Church and former archaeological site in Lima, Peru

The Church of Saint Anne (Iglesia de Santa Ana) is a Catholic church that forms part of the historic centre of Lima, Peru. It is located in Barrios Altos, next to Italy Square, and is one of two main candidates for the location of Rímac, the Indian oracle that gave the local river—and thus the city—its name. For this reason, the site receives the name of Huaca de Santa Ana (alternatively, Huaca Principal or Huaca Grande).

==History==
The area where the church and square are located is one of two main candidates for the location of Rímac, the valley's local oracle that gave the river its name, the other being the Limatambo area (near the intersection of Javier Prado and Paseo de la República avenues), with the Melitón Carvajal School pointed as the possible location of the main temple. The host Gonzalo Torres del Pino in his show A la vuelta de la esquina said that, despite the number of churches and the former names of a number of streets possibly indicate that the oracle was located in the surroundings of the square, no archaeological works have taken place in the area other than a survey of the Royal Hospital of Saint Andrew.

When built, the church's jurisdiction was that of almost the entirety of Barrios Altos. The adjacent square was named after the church until 1910, when a monument dedicated to Antonio Raimondi was inaugurated.

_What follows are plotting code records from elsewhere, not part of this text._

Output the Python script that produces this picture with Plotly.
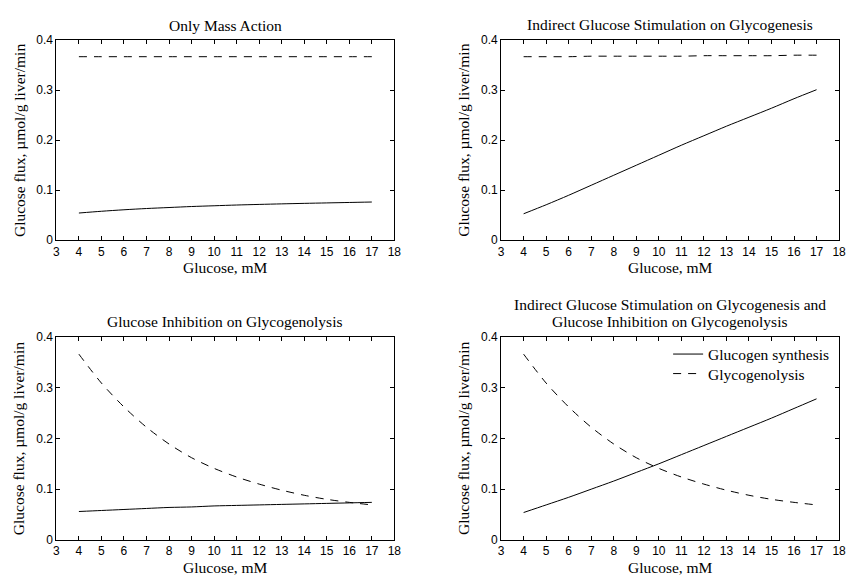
import plotly.graph_objects as go

# ---------------- data ----------------
glucose = [4, 5, 6, 7, 8, 9, 10, 11, 12, 13, 14, 15, 16, 17]

# Panel 1: Only Mass Action
p1_synthesis = [0.0545, 0.058, 0.061, 0.0635, 0.0655, 0.0675, 0.069, 0.0705, 0.0717, 0.0728, 0.0738, 0.0747, 0.0756, 0.0765]
p1_glycogenolysis = [0.367, 0.367, 0.367, 0.367, 0.367, 0.367, 0.367, 0.367, 0.367, 0.367, 0.367, 0.367, 0.367, 0.367]

# Panel 2: Indirect Glucose Stimulation on Glycogenesis
p2_synthesis = [0.053, 0.071, 0.090, 0.110, 0.130, 0.150, 0.170, 0.190, 0.209, 0.228, 0.246, 0.264, 0.283, 0.301]
p2_glycogenolysis = [0.367, 0.367, 0.367, 0.368, 0.368, 0.368, 0.368, 0.368, 0.369, 0.369, 0.369, 0.369, 0.370, 0.370]

# Panel 3: Glucose Inhibition on Glycogenolysis
p3_synthesis = [0.056, 0.058, 0.060, 0.062, 0.064, 0.065, 0.067, 0.068, 0.069, 0.070, 0.071, 0.072, 0.073, 0.074]
p3_glycogenolysis = [0.366, 0.309, 0.262, 0.222, 0.189, 0.162, 0.141, 0.124, 0.110, 0.098, 0.088, 0.080, 0.074, 0.069]

# Panel 4: both
p4_synthesis = [0.054, 0.069, 0.084, 0.100, 0.116, 0.133, 0.150, 0.168, 0.186, 0.204, 0.222, 0.240, 0.259, 0.278]
p4_glycogenolysis = [0.366, 0.309, 0.262, 0.222, 0.189, 0.162, 0.141, 0.124, 0.110, 0.098, 0.088, 0.080, 0.074, 0.069]

panel_titles = [
    ["Only Mass Action"],
    ["Indirect Glucose Stimulation on Glycogenesis"],
    ["Glucose Inhibition on Glycogenolysis"],
    ["Indirect Glucose Stimulation on Glycogenesis and", "Glucose Inhibition on Glycogenolysis"],
]
series_names = ["Glucogen synthesis", "Glycogenolysis"]
x_title = "Glucose, mM"
y_title = "Glucose flux, \u00b5mol/g liver/min"
x_ticks = list(range(3, 19))
y_ticks = [0, 0.1, 0.2, 0.3, 0.4]
y_ticktext = ["0", "0.1", "0.2", "0.3", "0.4"]

# ---------------- layout geometry ----------------
W, H = 853, 585
panels = [
    dict(x0=54, x1=396, y0=34, y1=239, syn=p1_synthesis, gly=p1_glycogenolysis, ty=[19]),
    dict(x0=504, x1=846, y0=34, y1=239, syn=p2_synthesis, gly=p2_glycogenolysis, ty=[18]),
    dict(x0=54, x1=396, y0=338, y1=546, syn=p3_synthesis, gly=p3_glycogenolysis, ty=[322]),
    dict(x0=504, x1=846, y0=338, y1=546, syn=p4_synthesis, gly=p4_glycogenolysis, ty=[305, 322]),
]

SERIF = "Liberation Serif, Times New Roman, serif"
SANS = "Liberation Sans, Arial, sans-serif"
TXT = 15.5

fig = go.Figure()
annotations = []
for i, p in enumerate(panels):
    n = "" if i == 0 else str(i + 1)
    xa, ya = "x" + n, "y" + n
    show = (i == 3)
    fig.add_trace(go.Scatter(x=glucose, y=p["syn"], mode="lines", name=series_names[0],
                             line=dict(color="black", width=1, shape="spline", smoothing=0.8),
                             xaxis=xa, yaxis=ya, showlegend=show, legend="legend"))
    fig.add_trace(go.Scatter(x=glucose, y=p["gly"], mode="lines", name=series_names[1],
                             line=dict(color="black", width=1, dash="8px,7px", shape="spline", smoothing=0.8),
                             xaxis=xa, yaxis=ya, showlegend=show, legend="legend2"))
    axcommon = dict(showline=True, linecolor="black", linewidth=1, mirror="ticks",
                    ticks="inside", ticklen=4, tickcolor="black", tickwidth=1,
                    showgrid=False, zeroline=False,
                    tickfont=dict(family=SANS, size=12, color="black"))
    fig.layout["xaxis" + n] = dict(domain=[p["x0"] / W, p["x1"] / W], range=[3, 18],
                                   tickvals=x_ticks, anchor=ya, **axcommon)
    fig.layout["yaxis" + n] = dict(domain=[1 - p["y1"] / H, 1 - p["y0"] / H], range=[0, 0.4],
                                   tickvals=y_ticks, ticktext=y_ticktext, anchor=xa, **axcommon)
    # titles
    for line, ty in zip(panel_titles[i], p["ty"]):
        annotations.append(dict(text=line, x=(p["x0"] + p["x1"]) / 2 / W, y=1 - ty / H,
                                xref="paper", yref="paper", xanchor="center", yanchor="middle",
                                showarrow=False, font=dict(family=SERIF, size=TXT, color="black")))
    # x axis title
    annotations.append(dict(text=x_title, x=(p["x0"] + p["x1"]) / 2 / W, y=1 - (p["y1"] + 28) / H,
                            xref="paper", yref="paper", xanchor="center", yanchor="middle",
                            showarrow=False, font=dict(family=SERIF, size=TXT, color="black")))
    # y axis title
    annotations.append(dict(text=y_title, x=(p["x0"] - 38) / W, y=1 - (p["y0"] + p["y1"]) / 2 / H,
                            xref="paper", yref="paper", xanchor="center", yanchor="middle",
                            textangle=-90, showarrow=False,
                            font=dict(family=SERIF, size=TXT, color="black")))

legend_common = dict(xanchor="left", yanchor="middle", bgcolor="rgba(0,0,0,0)", borderwidth=0,
                     font=dict(family=SERIF, size=TXT, color="black"))
fig.update_layout(
    width=W, height=H, margin=dict(l=0, r=0, t=0, b=0),
    paper_bgcolor="white", plot_bgcolor="white",
    annotations=annotations,
    legend=dict(x=673 / W, y=1 - 356 / H, **legend_common),
    legend2=dict(x=673 / W, y=1 - 376 / H, **legend_common),
)

fig.write_html("out.html")
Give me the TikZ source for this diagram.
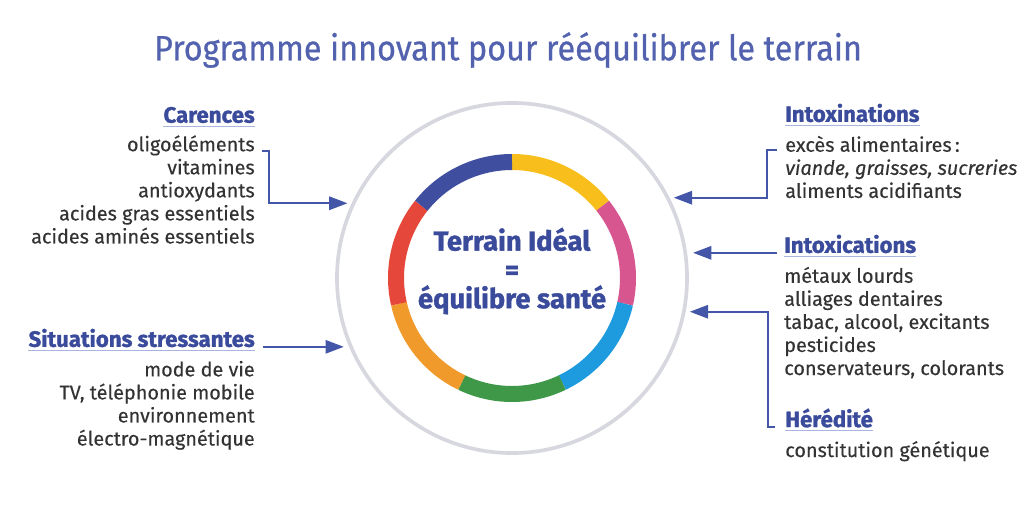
\documentclass[tikz,border=0pt]{standalone}
\usepackage{fontspec}
\setmainfont{Fira Sans}[FakeBold=0.3,BoldFeatures={FakeBold=1.3}]
\newfontfamily\titlefont{Fira Sans}[FakeStretch=0.92,FakeBold=0.6]
\usetikzlibrary{positioning,arrows.meta}
\definecolor{titleblue}{HTML}{5262AE}
\definecolor{headblue}{HTML}{3B4B9C}
\definecolor{lineblue}{HTML}{AAB5DF}
\definecolor{arrowblue}{HTML}{4356A8}
\definecolor{textgray}{HTML}{333333}
\definecolor{rimgray}{HTML}{D6D7DF}
\definecolor{segnavy}{HTML}{3F4E9E}
\definecolor{segyellow}{HTML}{F8BF1C}
\definecolor{segpink}{HTML}{D85690}
\definecolor{segblue}{HTML}{1E9BDF}
\definecolor{seggreen}{HTML}{3E9847}
\definecolor{segorange}{HTML}{F09A2B}
\definecolor{segred}{HTML}{E6473B}
\begin{document}
\begin{tikzpicture}[
x=0.025cm, y=0.025cm,
headnode/.style={
  inner xsep=0pt,
  text=headblue,
  font=\fontsize{15.8}{18}\selectfont\bfseries
  },
listnode/.style={
  inner sep=0pt,
  text=textgray,
  font=\fontsize{14.1}{16.4}\selectfont
  },
myarrow/.style={
  draw=arrowblue,
  line width=1.4pt,
  -{Triangle[length=13pt,width=9.5pt]},
  shorten >=3pt
  }
]
\useasboundingbox (0,0) rectangle (1024,522);
% title
\node[text=titleblue,font=\titlefont\fontsize{25}{28}\selectfont] (title) at (508,472)
  {Programme innovant pour rééquilibrer le terrain};
% disk and colour ring
\node[circle,draw=rimgray,line width=2.6pt,fill=white,minimum size=8.75cm] (disk) at (512,244) {};
\foreach \Col [count=\i from 0] in {segyellow,segpink,segblue,seggreen,segorange,segred,segnavy}
  \draw[\Col,line width=0.4cm] (disk.center) ++({90-\i*360/7}:116)
    arc[start angle={90-\i*360/7},delta angle={-360/7},radius=116];
\node[text=headblue,font=\fontsize{19.5}{20.5}\selectfont\bfseries,align=center] (ideal) at (512,251)
  {Terrain Idéal\\=\\équilibre santé};
% left side
\node[headnode,anchor=east] (car) at (255,407) {Carences};
\node[listnode,align=right,below=5pt of car.south east,anchor=north east] (carl)
  {oligoéléments\\vitamines\\antioxydants\\acides gras essentiels\\acides aminés essentiels};
\node[headnode,anchor=east] (sit) at (255,184) {Situations stressantes};
\node[listnode,align=right,below=6pt of sit.south east,anchor=north east] (sitl)
  {mode de vie\\TV, téléphonie mobile\\environnement\\électro-magnétique};
% right side
\node[headnode,anchor=west] (inx) at (785,409) {Intoxinations};
\node[listnode,align=left,below=6pt of inx.south west,anchor=north west] (inxl)
  {excès alimentaires\,:\\\textit{viande, graisses, sucreries}\\aliments acidifiants};
\node[headnode,anchor=west] (inc) at (784,278) {Intoxications};
\node[listnode,align=left,below=6pt of inc.south west,anchor=north west] (incl)
  {métaux lourds\\alliages dentaires\\tabac, alcool, excitants\\pesticides\\conservateurs, colorants};
\node[headnode,anchor=west] (her) at (785,104) {Hérédité};
\node[listnode,below=6pt of her.south west,anchor=north west] (herl) {constitution génétique};
\foreach \Head in {car,sit,inx,inc,her}
  \draw[lineblue,line width=0.8pt] ([yshift=-2.5pt]\Head.base west) -- ([yshift=-2.5pt]\Head.base east);
% arrows
\draw[myarrow] ([shift={(7,-16)}]carl.north east) -- ++(7,0) |- (disk.155);
\draw[myarrow] ([xshift=6pt]sit.base east) -- (disk.202 |- sit.base);
\draw[myarrow] ([shift={(-8,-14)}]inxl.north west) -- ++(-10,0) |- (disk.27);
\draw[myarrow] ([xshift=-5pt]inc.base west) -- (disk.east |- inc.base);
\draw[myarrow] ([xshift=-7pt]her.base west) -- ++(-7,0) |- (disk.349);
\end{tikzpicture}
\end{document}
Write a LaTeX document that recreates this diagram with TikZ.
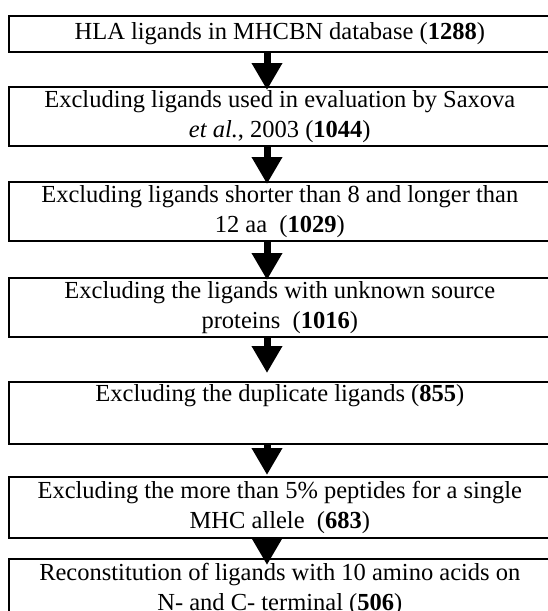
\documentclass[tikz,border=0pt]{standalone}
\usepackage{fontspec}
\setmainfont{Liberation Serif}
\usetikzlibrary{arrows.meta}
\begin{document}
\begin{tikzpicture}[x=1pt,y=-1pt,
  box/.style={draw=black, line width=1.6pt, minimum width=542pt, inner sep=0pt,
    align=center, anchor=north west, font=\fontsize{24.5}{30}\selectfont},
  arr/.style={line width=7pt, -{Triangle[width=29pt,length=27pt]}}]
\useasboundingbox (0,0) rectangle (548,611);
\clip (0,0) rectangle (548,611);
\node[box, minimum height=36pt] (b1) at (8,15) {HLA ligands in MHCBN database (\textbf{1288})};
\node[box, minimum height=59pt] (b2) at (8,86) {Excluding ligands used in evaluation by Saxova\\ \textit{et al.}, 2003 (\textbf{1044})};
\node[box, minimum height=59pt] (b3) at (8,181) {Excluding ligands shorter than 8 and longer than\\ 12 aa\ \ (\textbf{1029})};
\node[box, minimum height=59pt] (b4) at (8,277) {Excluding the ligands with unknown source\\ proteins\ \ (\textbf{1016})};
\node[box, minimum height=62pt] (b5) at (8,381) {Excluding the duplicate ligands (\textbf{855})\\ \strut};
\node[box, minimum height=61pt] (b6) at (8,476) {Excluding the more than 5\% peptides for a single\\ MHC allele\ \ (\textbf{683})};
\node[box, minimum height=62pt] (b7) at (8,558) {Reconstitution of ligands with 10 amino acids on\\ N- and C- terminal (\textbf{506})};
\coordinate (ax) at (267,0);
\draw[arr, shorten >=-4pt] (b1.south -| ax) -- (b2.north -| ax);
\draw[arr, shorten >=-3pt] (b2.south -| ax) -- (b3.north -| ax);
\draw[arr, shorten >=-3pt] (b3.south -| ax) -- (b4.north -| ax);
\draw[arr, shorten >=8pt] (b4.south -| ax) -- (b5.north -| ax);
\draw[arr, shorten >=1pt] (b5.south -| ax) -- (b6.north -| ax);
\draw[arr, shorten >=-7pt] (b6.south -| ax) -- (b7.north -| ax);
\end{tikzpicture}
\end{document}
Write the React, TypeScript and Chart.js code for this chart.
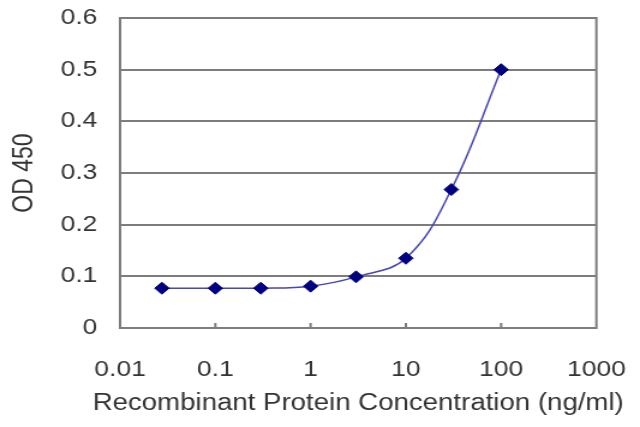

The church was originally part of the Indian hospital of the same name, built in 1548, and the oldest in the city. The complex was built on the orders of Jerónimo de Loayza, first archbishop of Lima. Loayza himself died in 1575 in a small room in the hospital and was buried in the patio of the premises, until his remains were later transferred to the crypt of the Cathedral of Lima.

The hospital operated until 1925, when it was closed, being replaced by a more modern hospital built on Alfonso Ugarte Avenue. On part of the extensive land occupied by the old hospital, the Lima Maternity Building, currently the National Maternal Perinatal Institute, was later built.

In January 1999, crypts were found at the church with hundreds of human remains. In 2018, part of the church's cornice collapsed prior to that year's Holy Week celebrations.